Representatives from the RTOs were skeptical about the possibility of preserving the benefits of competitive wholesale markets while accommodating state policies. A pre-conference statement by ISO-NE expressed concern about the entry of subsidized market participants undermining cost-effective price formation in the ISO-NE’s forward capacity market: “[I]f current investors, after incurring the sunk costs of entry, face state-subsidized competition that depresses their capacity market revenue, then future investors (in unsubsidized resources) may logically hesitate to develop new capacity, require greater risk premiums, or only offer to develop new capacity at such a high price as to recover their total costs and return on equity within a short, initial capacity price lock period. This risk could raise the net cost of new entry substantially over time, and inefficiently undermine the cost-effectiveness of competitive markets to the detriment of society overall.”
ISO-NE has indicated on other occasions that the lack of financeable projects raises resource adequacy concerns within the region. The possibility of a carbon cap and trade system was raised as a compromise measure, but has its own attendant market risks to consider.
The independent market monitor for PJM was more direct: “The subsidy approach is inconsistent with the PJM market design and inconsistent with the market paradigm and constitutes a significant threat to both.”

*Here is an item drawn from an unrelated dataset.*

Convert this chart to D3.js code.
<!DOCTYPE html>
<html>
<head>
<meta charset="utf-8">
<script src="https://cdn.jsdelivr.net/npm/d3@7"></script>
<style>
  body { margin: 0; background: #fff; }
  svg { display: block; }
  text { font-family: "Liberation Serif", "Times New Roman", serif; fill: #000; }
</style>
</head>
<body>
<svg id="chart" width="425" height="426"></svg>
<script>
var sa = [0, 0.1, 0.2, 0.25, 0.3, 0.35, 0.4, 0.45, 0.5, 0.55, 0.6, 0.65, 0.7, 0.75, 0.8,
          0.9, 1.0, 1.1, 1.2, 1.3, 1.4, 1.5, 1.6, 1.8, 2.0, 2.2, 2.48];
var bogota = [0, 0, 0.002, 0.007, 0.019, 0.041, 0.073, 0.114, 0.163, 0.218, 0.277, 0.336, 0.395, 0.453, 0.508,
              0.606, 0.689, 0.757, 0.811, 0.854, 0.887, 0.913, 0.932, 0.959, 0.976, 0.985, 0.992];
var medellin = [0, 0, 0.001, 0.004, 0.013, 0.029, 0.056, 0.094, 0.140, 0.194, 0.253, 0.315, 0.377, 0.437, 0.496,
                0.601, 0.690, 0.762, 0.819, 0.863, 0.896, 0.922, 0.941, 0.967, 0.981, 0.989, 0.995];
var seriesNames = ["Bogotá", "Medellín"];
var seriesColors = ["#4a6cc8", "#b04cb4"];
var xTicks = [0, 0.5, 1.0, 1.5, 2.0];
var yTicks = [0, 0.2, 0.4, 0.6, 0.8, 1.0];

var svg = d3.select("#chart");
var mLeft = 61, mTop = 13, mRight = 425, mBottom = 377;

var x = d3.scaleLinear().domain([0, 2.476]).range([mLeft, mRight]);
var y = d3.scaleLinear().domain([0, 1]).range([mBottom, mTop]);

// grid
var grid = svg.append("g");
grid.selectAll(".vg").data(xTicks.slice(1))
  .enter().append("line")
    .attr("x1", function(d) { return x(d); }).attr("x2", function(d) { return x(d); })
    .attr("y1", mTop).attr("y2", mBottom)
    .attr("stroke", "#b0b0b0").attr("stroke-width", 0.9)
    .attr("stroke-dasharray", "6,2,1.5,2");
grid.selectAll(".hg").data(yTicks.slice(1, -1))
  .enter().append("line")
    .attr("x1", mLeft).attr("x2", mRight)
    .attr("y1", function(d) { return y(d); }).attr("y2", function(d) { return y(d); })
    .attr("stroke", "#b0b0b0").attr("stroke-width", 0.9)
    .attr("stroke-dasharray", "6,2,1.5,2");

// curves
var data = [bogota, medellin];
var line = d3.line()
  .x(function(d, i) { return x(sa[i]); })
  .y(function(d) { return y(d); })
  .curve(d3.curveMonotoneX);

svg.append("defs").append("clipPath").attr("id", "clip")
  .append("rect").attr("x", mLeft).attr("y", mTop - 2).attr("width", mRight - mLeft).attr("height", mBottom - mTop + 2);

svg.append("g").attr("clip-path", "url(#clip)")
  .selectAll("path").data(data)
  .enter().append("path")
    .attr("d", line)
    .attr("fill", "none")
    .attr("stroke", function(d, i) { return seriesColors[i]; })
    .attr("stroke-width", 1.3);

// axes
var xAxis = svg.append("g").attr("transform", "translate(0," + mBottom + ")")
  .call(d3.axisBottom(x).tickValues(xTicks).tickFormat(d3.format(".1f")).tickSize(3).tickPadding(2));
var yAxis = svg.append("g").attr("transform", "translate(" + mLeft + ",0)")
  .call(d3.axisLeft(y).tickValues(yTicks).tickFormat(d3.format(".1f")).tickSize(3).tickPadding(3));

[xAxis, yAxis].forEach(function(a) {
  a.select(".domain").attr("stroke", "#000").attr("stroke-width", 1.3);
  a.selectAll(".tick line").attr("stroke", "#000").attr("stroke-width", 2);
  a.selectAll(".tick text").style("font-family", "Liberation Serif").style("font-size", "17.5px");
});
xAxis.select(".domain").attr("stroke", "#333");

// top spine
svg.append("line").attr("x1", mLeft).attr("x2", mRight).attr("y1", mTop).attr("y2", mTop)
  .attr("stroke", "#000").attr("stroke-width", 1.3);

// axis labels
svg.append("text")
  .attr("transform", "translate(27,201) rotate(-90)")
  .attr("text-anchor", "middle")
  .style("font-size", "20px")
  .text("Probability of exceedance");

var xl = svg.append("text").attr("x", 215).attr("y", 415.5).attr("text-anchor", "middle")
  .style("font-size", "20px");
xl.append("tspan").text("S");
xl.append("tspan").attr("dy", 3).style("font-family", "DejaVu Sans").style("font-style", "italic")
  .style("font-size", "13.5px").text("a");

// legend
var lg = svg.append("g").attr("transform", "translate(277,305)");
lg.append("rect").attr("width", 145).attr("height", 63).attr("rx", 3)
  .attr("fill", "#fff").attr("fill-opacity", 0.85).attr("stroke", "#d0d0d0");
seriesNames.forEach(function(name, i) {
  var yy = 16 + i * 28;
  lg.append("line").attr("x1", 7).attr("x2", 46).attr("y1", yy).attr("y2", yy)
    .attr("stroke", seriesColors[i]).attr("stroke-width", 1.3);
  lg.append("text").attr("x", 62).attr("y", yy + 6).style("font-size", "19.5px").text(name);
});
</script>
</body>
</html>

FERC cannot act in response to the conference until it has a quorum. As such, FERC lacks the ability to challenge state programs that it believes impermissibly affect the wholesale power market, which only the federal government can regulate. In the meantime, all eyes are on the litigation over the zero emissions credit program in New York. (For earlier coverage, see “State Mandates and Incentives” in the December 2016 NewsWire.) The case could have far-reaching consequences.